Reporter Suddeath tackles the Indiana Court of Appeals ruling, and to me, it all goes back to childhood teachings: Ignorance of the law is no excuse. Krafty John thinks otherwise, but that’s why we have lawyers for both sides.
NEW ALBANY — The Indiana Court of Appeals reversed a ruling that had backed Bradford Realty’s claims that the New Albany Historic Preservation Commission didn’t properly notify land owners of zoning restrictions.
With a little help from a friend, here’s my take on the Court of Appeals ruling. It favors the Historic Preservation Commission in three ways:
First, Bradford Realty’s “ignorance of the law” defense goes down in flames, and not a moment too soon for me. The ordinance’s notification features are deemed sufficient, and there is no violation of due process.

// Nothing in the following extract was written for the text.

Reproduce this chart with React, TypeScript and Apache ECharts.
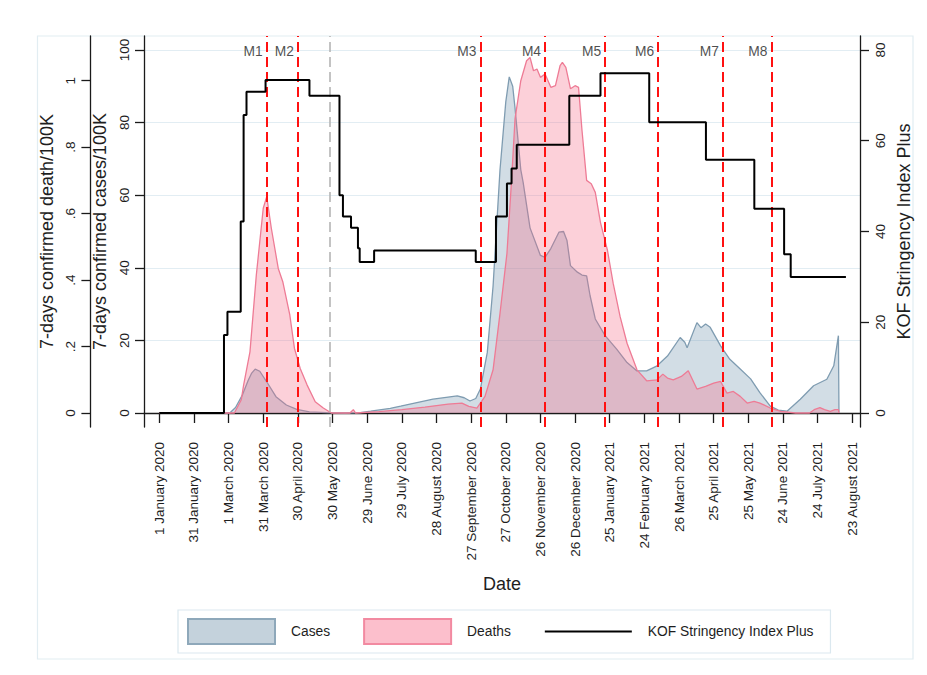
import React, { useEffect, useRef } from 'react';
import * as echarts from 'echarts';

// ---- Data (day index from 1 January 2020) ----
const xTickDays = [0, 30, 60, 90, 120, 150, 180, 210, 240, 270, 300, 330, 360, 390, 420, 450, 480, 510, 540, 570, 600];
const xTickLabels = [
  '1 January 2020', '31 January 2020', '1 March 2020', '31 March 2020', '30 April 2020', '30 May 2020',
  '29 June 2020', '29 July 2020', '28 August 2020', '27 September 2020', '27 October 2020',
  '26 November 2020', '26 December 2020', '25 January 2021', '24 February 2021', '26 March 2021',
  '25 April 2021', '25 May 2021', '24 June 2021', '24 July 2021', '23 August 2021',
];
const casesTicks = [0, 20, 40, 60, 80, 100];
const deathTicks = [0, 0.2, 0.4, 0.6, 0.8, 1];
const deathTickLabels = ['0', '.2', '.4', '.6', '.8', '1'];
const stringencyTicks = [0, 20, 40, 60, 80];

const markerDays = [93, 120, 278, 334, 386, 432, 488, 530];
const markerNames = ['M1', 'M2', 'M3', 'M4', 'M5', 'M6', 'M7', 'M8'];
const greyMarkerDays = [148];

const casesData: [number, number][] = [
  [0, 0], [61, 0], [66, 1.5], [72, 5], [77, 9], [80, 11], [83, 12.1], [87, 11.5], [93, 8.6], [101, 4.5],
  [110, 2.2], [119, 1], [130, 0.3], [145, 0.1], [161, 0], [174, 0.1], [183, 0.5], [200, 1.3], [209, 1.9],
  [225, 3], [237, 3.8], [250, 4.4], [258, 4.7], [264, 4.2], [269, 3.3], [274, 4], [278, 6.6], [284, 16.7],
  [289, 35], [295, 67], [300, 85.7], [303, 92.6], [306, 90], [308, 84], [313, 67], [315, 63.6], [321, 51],
  [330, 43.4], [334, 42.9], [339, 45.3], [346, 49.8], [350, 50], [353, 47.5], [356, 40.6], [362, 38.8],
  [366, 38], [370, 37.8], [373, 32.3], [377.5, 25.9], [386, 21.3], [396, 17.6], [405, 13.9], [413.6, 11.6],
  [422, 11.6], [431, 13], [440, 15.7], [451, 20.8], [455, 19.5], [457, 18], [465.5, 24.9], [469, 23.5],
  [473, 24.5], [477, 23.6], [486, 18.5], [494, 14.8], [503, 12.1], [512, 9.4], [520, 5.6], [529, 1.9],
  [536, 0.8], [543.5, 0.5], [555, 3.8], [566.5, 7.5], [578, 9.3], [584, 13], [588, 21.3], [588.5, 0],
];

const deathsData: [number, number][] = [
  [0, 0], [65, 0], [71, 0.04], [73, 0.084], [78.5, 0.184], [84, 0.415], [90, 0.616], [93, 0.651],
  [97, 0.556], [103, 0.435], [107, 0.394], [113, 0.295], [117, 0.195], [122, 0.134], [128, 0.084],
  [135, 0.034], [142, 0.015], [149, 0], [165, 0], [168, 0.01], [170, 0], [190, 0.004], [210, 0.01],
  [230, 0.018], [250, 0.027], [262, 0.03], [268, 0.02], [275, 0.015], [282, 0.05], [289, 0.13],
  [295, 0.3], [301, 0.48], [305, 0.7], [308, 0.885], [313, 1.0], [318, 1.06], [321, 1.07], [324, 1.03],
  [327, 1.035], [330, 1.01], [334, 1.02], [339, 0.98], [343, 0.985], [347, 1.045], [349, 1.055],
  [352, 1.04], [356, 0.976], [360, 0.985], [363, 0.98], [366, 0.85], [370, 0.7], [374, 0.69],
  [377.5, 0.664], [382, 0.573], [388, 0.49], [393, 0.39], [399, 0.29], [405, 0.21], [413.6, 0.13],
  [422, 0.097], [431, 0.1], [436, 0.117], [440, 0.105], [445, 0.1], [452, 0.11], [458, 0.127],
  [465.5, 0.072], [473, 0.08], [480, 0.09], [486, 0.095], [491.5, 0.06], [497, 0.065], [503, 0.05],
  [509, 0.03], [515, 0.035], [520, 0.03], [529, 0.015], [538, 0.005], [551, 0], [563, 0], [567, 0.01],
  [572, 0.016], [576, 0.01], [581, 0.005], [585, 0.01], [588, 0.01], [588.5, 0],
];

const stringencyData: [number, number][] = [
  [0, 0], [56, 17.2], [59, 22.3], [70.5, 42.2], [73, 65.7], [75.5, 70.8], [92, 73.4], [130, 69.9],
  [156, 48.0], [159, 43.3], [166, 40.8], [172, 36.3], [173.5, 33.3], [186, 35.8], [274, 33.3],
  [291.5, 43.3], [301, 50.6], [305, 53.9], [309.5, 59.1], [355, 69.9], [382, 74.9], [424.2, 64.1],
  [473.3, 55.8], [515.2, 45.0], [541, 35.0], [546.7, 30.0], [594.5, 30.0],
];

const FONT = '"Liberation Sans", Arial, Helvetica, sans-serif';
const TXT = '#1e1e1e';

export default function App() {
  const ref = useRef<HTMLDivElement>(null);
  useEffect(() => {
    if (!ref.current) return;
    const chart = echarts.init(ref.current, undefined, { renderer: 'svg' });
    const axisLineStyle = { color: '#1a1a1a', width: 1.3 };
    const option: any = {
      animation: false,
      backgroundColor: '#ffffff',
      textStyle: { fontFamily: FONT, color: TXT },
      graphic: [
        {
          type: 'rect',
          shape: { x: 37.5, y: 36, width: 875.5, height: 623 },
          style: { fill: 'none', stroke: '#e2edf2', lineWidth: 1.2 },
          silent: true,
          z: 0,
        },
      ],
      grid: { left: 144, right: 67, top: 36, bottom: 248, containLabel: false },
      legend: {
        left: 178,
        top: 610,
        orient: 'horizontal',
        padding: [8, 17, 8, 9],
        borderColor: '#dbe8ef',
        borderWidth: 1.2,
        itemWidth: 87,
        itemHeight: 25,
        itemGap: 33,
        textStyle: { fontSize: 13.8, color: TXT, fontFamily: FONT, padding: [0, 11, 0, 11] },
        data: [
          { name: 'Cases', icon: 'rect', itemStyle: { color: '#c4d2dc', borderColor: '#8ea8ba', borderWidth: 2 } },
          { name: 'Deaths', icon: 'rect', itemStyle: { color: '#fcbfcc', borderColor: '#f28aa1', borderWidth: 2 } },
          {
            name: 'KOF Stringency Index Plus',
            itemStyle: { opacity: 0 },
            lineStyle: { color: '#000000', width: 2, opacity: 1 },
          },
        ],
      },
      xAxis: {
        type: 'value',
        min: -13.25,
        max: 606.7,
        name: 'Date',
        nameLocation: 'middle',
        nameGap: 148,
        nameTextStyle: { fontSize: 18, color: TXT, fontFamily: FONT },
        axisLine: { show: true, lineStyle: axisLineStyle },
        axisTick: { show: true, length: 10, customValues: xTickDays, lineStyle: axisLineStyle },
        axisLabel: {
          customValues: xTickDays,
          rotate: 90,
          margin: 15,
          fontSize: 13.5,
          color: TXT,
          fontFamily: FONT,
          formatter: (v: number) => {
            const i = xTickDays.indexOf(Math.round(v));
            return i >= 0 ? xTickLabels[i] : '';
          },
        },
        splitLine: { show: false },
      },
      yAxis: [
        {
          type: 'value',
          position: 'left',
          min: -3.857,
          max: 103.857,
          name: '7-days confirmed cases/100K',
          nameLocation: 'middle',
          nameGap: 30,
          nameTextStyle: { fontSize: 18, color: TXT, fontFamily: FONT },
          axisLine: { show: true, onZero: false, lineStyle: axisLineStyle },
          axisTick: { show: true, length: 9, customValues: casesTicks, lineStyle: axisLineStyle },
          axisLabel: { customValues: casesTicks, rotate: 90, margin: 13, fontSize: 13.5, color: TXT, fontFamily: FONT },
          splitLine: { show: true, lineStyle: { color: '#e2edf3', width: 1.2 } },
        },
        {
          type: 'value',
          position: 'left',
          offset: 53.6,
          min: -0.0421,
          max: 1.1345,
          name: '7-days confirmed death/100K',
          nameLocation: 'middle',
          nameGap: 30,
          nameTextStyle: { fontSize: 18, color: TXT, fontFamily: FONT },
          axisLine: { show: true, onZero: false, lineStyle: axisLineStyle },
          axisTick: { show: true, length: 9, customValues: deathTicks, lineStyle: axisLineStyle },
          axisLabel: {
            customValues: deathTicks,
            rotate: 90,
            margin: 13,
            fontSize: 13.5,
            color: TXT,
            fontFamily: FONT,
            formatter: (v: number) => {
              const i = deathTicks.findIndex((t) => Math.abs(t - v) < 1e-6);
              return i >= 0 ? deathTickLabels[i] : '';
            },
          },
          splitLine: { show: false },
        },
        {
          type: 'value',
          position: 'right',
          min: -3.085,
          max: 83.085,
          name: 'KOF Stringency Index Plus',
          nameLocation: 'middle',
          nameGap: 30,
          nameTextStyle: { fontSize: 18, color: TXT, fontFamily: FONT },
          axisLine: { show: true, onZero: false, lineStyle: axisLineStyle },
          axisTick: { show: true, length: 9, customValues: stringencyTicks, lineStyle: axisLineStyle },
          axisLabel: { customValues: stringencyTicks, rotate: 90, margin: 13, fontSize: 13.5, color: TXT, fontFamily: FONT },
          splitLine: { show: false },
        },
      ],
      series: [
        {
          name: 'Cases',
          type: 'line',
          yAxisIndex: 0,
          data: casesData,
          symbol: 'none',
          smooth: false,
          color: '#c4d2dc',
          lineStyle: { color: '#7f9cb1', width: 1.3 },
          areaStyle: { color: 'rgba(112,148,172,0.45)', origin: 0 },
          z: 2,
        },
        {
          name: 'Deaths',
          type: 'line',
          yAxisIndex: 1,
          data: deathsData,
          symbol: 'none',
          smooth: false,
          color: '#fcbfcc',
          lineStyle: { color: '#ee7b95', width: 1.3 },
          areaStyle: { color: 'rgba(244,104,134,0.45)', origin: 0 },
          z: 3,
        },
        {
          name: 'markers',
          type: 'scatter',
          yAxisIndex: 0,
          data: markerDays.map((d) => [d, 99.5]),
          symbolSize: 0,
          silent: true,
          z: 4,
          label: {
            show: true,
            position: 'left',
            distance: 4,
            fontSize: 13.8,
            color: TXT,
            fontFamily: FONT,
            formatter: (p: any) => markerNames[p.dataIndex],
          },
          markLine: {
            silent: true,
            symbol: ['none', 'none'],
            label: { show: false },
            data: [
              ...markerDays.map((d) => ({ xAxis: d, lineStyle: { color: '#ff1111', width: 2, type: [10, 5] } })),
              ...greyMarkerDays.map((d) => ({ xAxis: d, lineStyle: { color: '#b5b5b5', width: 1.6, type: [10, 5] } })),
            ],
          },
        },
        {
          name: 'KOF Stringency Index Plus',
          type: 'line',
          yAxisIndex: 2,
          data: stringencyData,
          step: 'end',
          symbol: 'none',
          color: '#000000',
          lineStyle: { color: '#000000', width: 2 },
          z: 5,
        },
      ],
    };
    chart.setOption(option);
    return () => chart.dispose();
  }, []);
  return <div ref={ref} style={{ position: 'fixed', left: 0, top: 0, width: 927, height: 675 }} />;
}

Second, vinyl siding is affirmed as a “conspicuous change,” one necessitating a Certificate of Appropriateness from the HPC. It bears noting that the intent of a COA is to ensure the use of methods that don’t damage the structure or compromise the district’s character. According to the HPC’s own ordinance, even an “inappropriate” COA could be approved by vote, as in a circumstance where the use of vinyl (or synthetic) siding would protect a decayed building. These forms of siding are not universally disallowed by default; the COA process is intended to determine their potential suitability, on a case by case basis.
Third, the court did not find inverse condemnation; in other words, the ordinance stating the HPC’s requirements can not be considered so stringent that it constitutes the government seizing Bradfrod’s property without compensation.